I cardi vanno puliti prima di essere cucinati, eliminando le coste esterne più dure e asportando le fibre più grandi e tenaci dalle coste più tenere. Una volta pulite le coste vanno spuntate e tagliate in pezzi di una decina di centimetri; per evitare che scuriscano, a causa dell’interazione tra l’aria e i composti fenolici presenti, è sufficiente immergerle in acqua a cui sia stato aggiunto un po’ di succo di limone. I pezzi così ottenuti in genere vengono scottati in acqua bollente per eliminare parte dei composti che danno sapore amaro e per renderli ancora più teneri. I cardi così preparati possono essere utilizzati direttamente in cucina o possono essere conservati per qualche giorno in frigorifero.

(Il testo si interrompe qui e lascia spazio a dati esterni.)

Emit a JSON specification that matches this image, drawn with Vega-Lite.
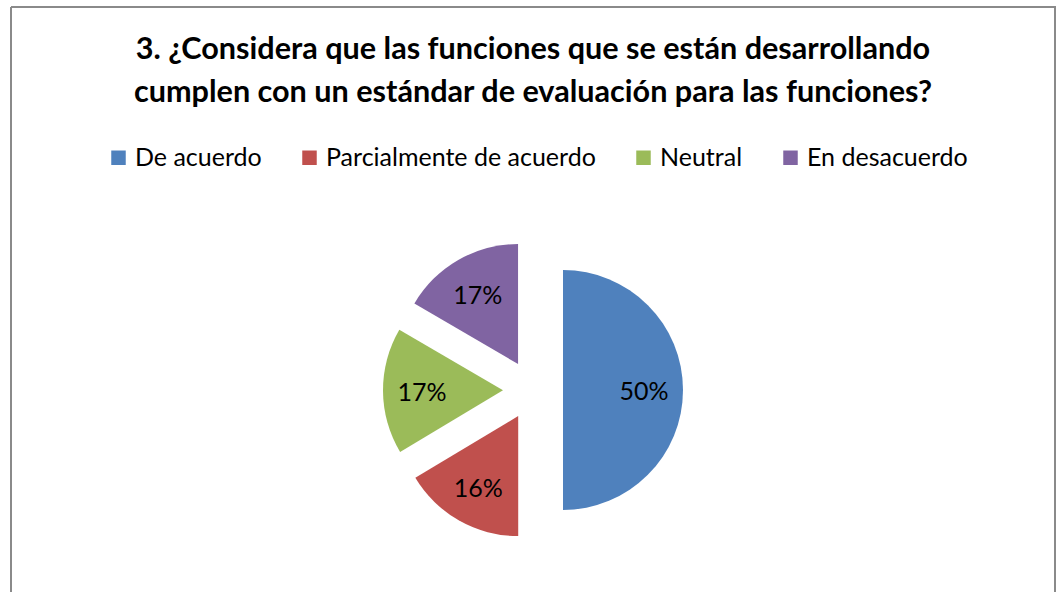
{
  "$schema": "https://vega.github.io/schema/vega-lite/v6.json",
  "width": 1044,
  "height": 585,
  "autosize": {"type": "none"},
  "padding": {"left": 11, "top": 7, "right": 4, "bottom": 0},
  "background": "white",
  "config": {
    "view": {"stroke": "#8a8a8a", "strokeWidth": 2, "strokeDash": [1629, 1044, 585, 0]},
    "font": "Lato"
  },
  "title": {
    "text": ["3. ¿Considera que las funciones que se están desarrollando", "cumplen con un estándar de evaluación para las funciones?"],
    "font": "Lato",
    "fontSize": 30.6,
    "fontWeight": "bold",
    "color": "#000000",
    "lineHeight": 43,
    "anchor": "middle",
    "offset": -102
  },
  "data": {
    "values": [
      {"cat": "De acuerdo", "v": 0.5, "o": 1},
      {"cat": "Parcialmente de acuerdo", "v": 0.164, "o": 2},
      {"cat": "Neutral", "v": 0.17, "o": 3},
      {"cat": "En desacuerdo", "v": 0.166, "o": 4}
    ]
  },
  "layer": [
    {
      "mark": {"type": "arc", "outerRadius": 120},
      "encoding": {
        "theta": {"field": "v", "type": "quantitative", "stack": true},
        "order": {"field": "o", "type": "quantitative"},
        "color": {
          "field": "cat",
          "type": "nominal",
          "scale": {
            "domain": ["De acuerdo", "Parcialmente de acuerdo", "Neutral", "En desacuerdo"],
            "range": ["#4F81BD", "#C0504D", "#9BBB59", "#8064A2"]
          },
          "legend": {
            "orient": "none",
            "legendX": 95,
            "legendY": 138,
            "direction": "horizontal",
            "title": null,
            "symbolType": "square",
            "symbolSize": 210,
            "symbolStrokeWidth": 0,
            "labelFontSize": 25,
            "labelFont": "Lato",
            "labelColor": "#000000",
            "labelLimit": 400,
            "columnPadding": 35,
            "labelOffset": 4,
            "padding": 0
          }
        },
        "x": {"value": {"expr": "width/2 + 30*sin(scale('theta', (datum.v_start + datum.v_end)/2))"}},
        "y": {"value": {"expr": "383 - 30*cos(scale('theta', (datum.v_start + datum.v_end)/2))"}}
      }
    },
    {
      "mark": {"type": "text", "radius": 111, "fontSize": 25, "font": "Lato", "color": "#000000"},
      "encoding": {
        "theta": {"field": "v", "type": "quantitative", "stack": true},
        "order": {"field": "o", "type": "quantitative"},
        "text": {"field": "v", "type": "quantitative", "format": ".0%"},
        "x": {"value": {"expr": "width/2"}},
        "y": {"value": 385}
      }
    }
  ]
}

Sembra che i cardi siano apprezzati soltanto da portoghesi, spagnoli, francesi e italiani, che ne hanno fatto un elemento importante in tavola durante i mesi invernali. In Spagna per esempio li mangiano lessi con un’ottima salsa alle mandorle. E infatti i cardi sono spesso serviti con salse, oppure gratinati, in padella o lavorati in purea con altri vegetali. Vista la tenacia delle fibre ben si prestano ad essere fritti con pastelle più o meno ricche o a essere aggiunti a minestre o piatti in umido.

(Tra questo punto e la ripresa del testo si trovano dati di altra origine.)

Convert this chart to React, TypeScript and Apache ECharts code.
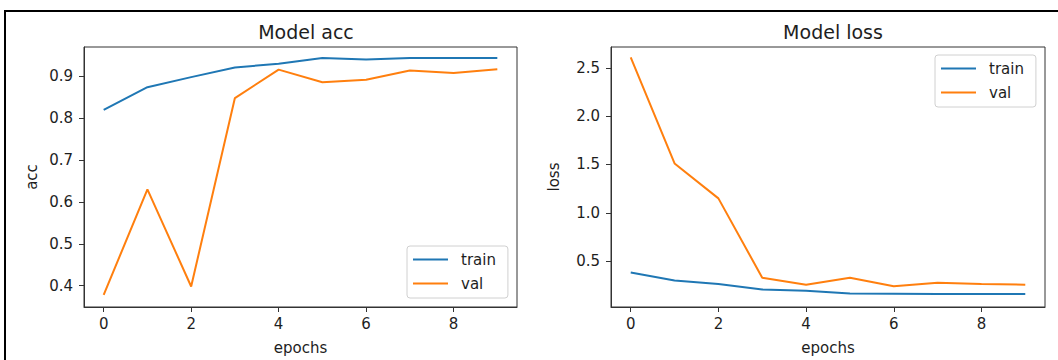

La cucina italiana è ricca di ricette che prevedono l’utilizzo di cardi, dai primi, ai secondi, ai contorni, e praticamente ogni regione ha un suo piatto tipico che prevede l’utilizzo di questo coriaceo vegetale. In Molise, questa terra mitica, i cardi si usano per preparare zuppe, mentre in Romagna si fanno in umido, facendoli soffriggere con del lardo. In Toscana si mangiano gratinati o alla parmigiana mentre in Campania sono addirittura protagonisti di primi piatti natalizi come il Cardone Beneventano, una ricca minestra con carne ed uova. Probabilmente tutti li hanno mangiati accompagnati da una salsa di acciughe, una delle tante varianti della bagna cauda piemontese, squisita preparazione a base di acciughe, aglio, olio e latte o burro, da servire calda accompagnata da un misto di verdure, tra le quali dovrebbe sempre essere presente il gobbo di Nizza Monferrato. Da provare, assolutamente.

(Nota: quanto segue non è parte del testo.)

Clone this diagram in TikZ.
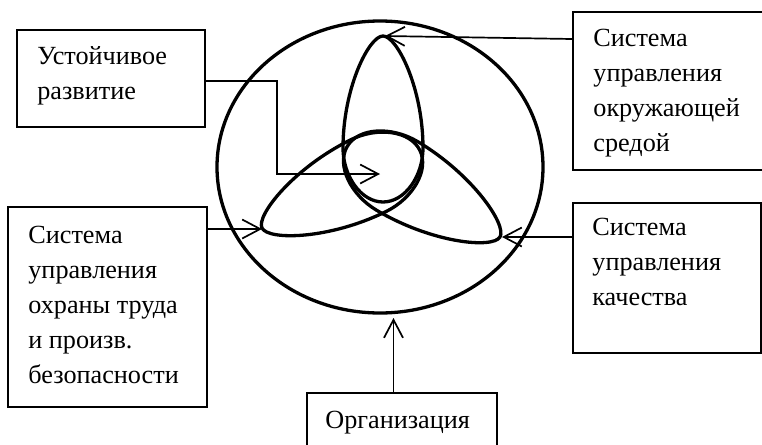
\documentclass[tikz,border=0pt]{standalone}
\usepackage{fontspec}
\setmainfont{Liberation Serif}
\newfontfamily\boxfont{Liberation Serif}
\usetikzlibrary{arrows.meta,shapes.geometric}
\begin{document}
\begin{tikzpicture}[x=0.5pt,y=-0.5pt,
  box/.style={draw, line width=1pt, inner sep=0pt, anchor=north west},
  txt/.style={inner sep=0pt, anchor=base west, align=left, font=\boxfont\fontsize{13.1}{17.5}\selectfont},
  arr/.style={line width=0.85pt, -{Straight Barb[length=9pt,width=9.5pt]}},
  lobe/.style={line width=1.65pt, line join=round},
  ring/.style={draw, ellipse, line width=1.65pt, inner sep=0pt}
]
\useasboundingbox (0,0) rectangle (762,445);
\clip (0,0) rectangle (762,445);

% outer ring
\node[ring, minimum width=163pt, minimum height=146pt] (circ) at (380,167) {};

% three lobes: tip position / rotation / width scale / length scale
\foreach \tx/\ty/\r/\w/\s in {383/36/0/1/1, 262/228/116.2/1/1.06, 500/237/-120.7/1/1.07}{
  \begin{scope}[shift={(\tx,\ty)},rotate=\r,xscale=\w,yscale=\s]
    \draw[lobe] (0,0) .. controls (14,0) and (40,52) .. (40,112)
                      .. controls (40,140) and (22,166) .. (0,166)
                      .. controls (-22,166) and (-40,140) .. (-40,112)
                      .. controls (-40,52) and (-14,0) .. (0,0) -- cycle;
  \end{scope}
}

% boxes
\node[box, minimum width=94pt, minimum height=48.5pt] (b1) at (16,29) {};
\node[box, minimum width=114pt, minimum height=79pt] (b2) at (572,11) {};
\node[box, minimum width=99.5pt, minimum height=100pt] (b3) at (7,206) {};
\node[box, minimum width=94pt, minimum height=75pt] (b4) at (572,202) {};
\node[box, minimum width=95pt, minimum height=40pt] (b5) at (306,392) {};

% texts (anchored at the baseline of the last line)
\node[txt] (t1) at (37,99) {Устойчивое\\развитие};
\node[txt] (t2) at (593,151) {Система\\управления\\окружающей\\средой};
\node[txt] (t3) at (28,383) {Система\\управления\\охраны труда\\и произв.\\безопасности};
\node[txt] (t4) at (592,305) {Система\\управления\\качества};
\node[txt] (t5) at (325,428) {Организация};

% arrow end points
\coordinate (eT) at (385,36);
\coordinate (eL) at (262,229);
\coordinate (eR) at (502,237);
\coordinate (eC) at (380,174);
\coordinate (eB) at (393.5,318);

% connectors
\draw[arr] ([yshift=-1.25pt]b1.east) -- ++(71,0) |- (eC);
\draw[arr] ([yshift=-14pt]b2.north west) -- (eT);
\draw[arr] ([yshift=-11.5pt]b3.north east) -- (eL);
\draw[arr] ([yshift=-17.5pt]b4.north west) -- (eR);
\draw[arr] (eB |- b5.north) -- (eB);
\end{tikzpicture}
\end{document}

La ricetta: gobbi alla parmigiana
E chiudiamo con una ricetta gentilmente concessa dalla moglie del nutrizionista: una versione leggera dei gobbi alla parmigiana, come impone la coscienza del professionista della nutrizione. Una delle più classiche maniere di presentare i cardi in tavola, ottima sia come contorno che come secondo piatto.
Ingredienti per 4 persone
- 1 gobbo
- 200 g. Pomodorini datterini
- Parmigiano Reggiano grattugiato (1 cucchiaio testa)
- 2 spicchi d’aglio
- Olio d’oliva (1 cucchiaio a testa)
- ½ bicchiere d’acqua
- Sale q.b.
Procedimento
Togliete i filamenti alle coste e tagliate a pezzetti il gobbo dopo averlo lavato.
Lessatelo in acqua leggermente salata e scolatelo ancora al dente.
Nel frattempo saltare in padella i pomodorini, tagliati a metà, con olio e aglio intero per 7/8 minuti.
Aggiungere al sughetto, da cui avrete tolto l’aglio, i pezzi di gobbo; fate cuocere per almeno 5 minuti.
Spolverare i gobbi con il parmigiano, aggiungere mezzo bicchiere d’acqua calda e girare con un mestolo. Una volta che il parmigiano si sia sciolto, ma non fuso, spegnere la fiamma. Servire in tavola ben caldi.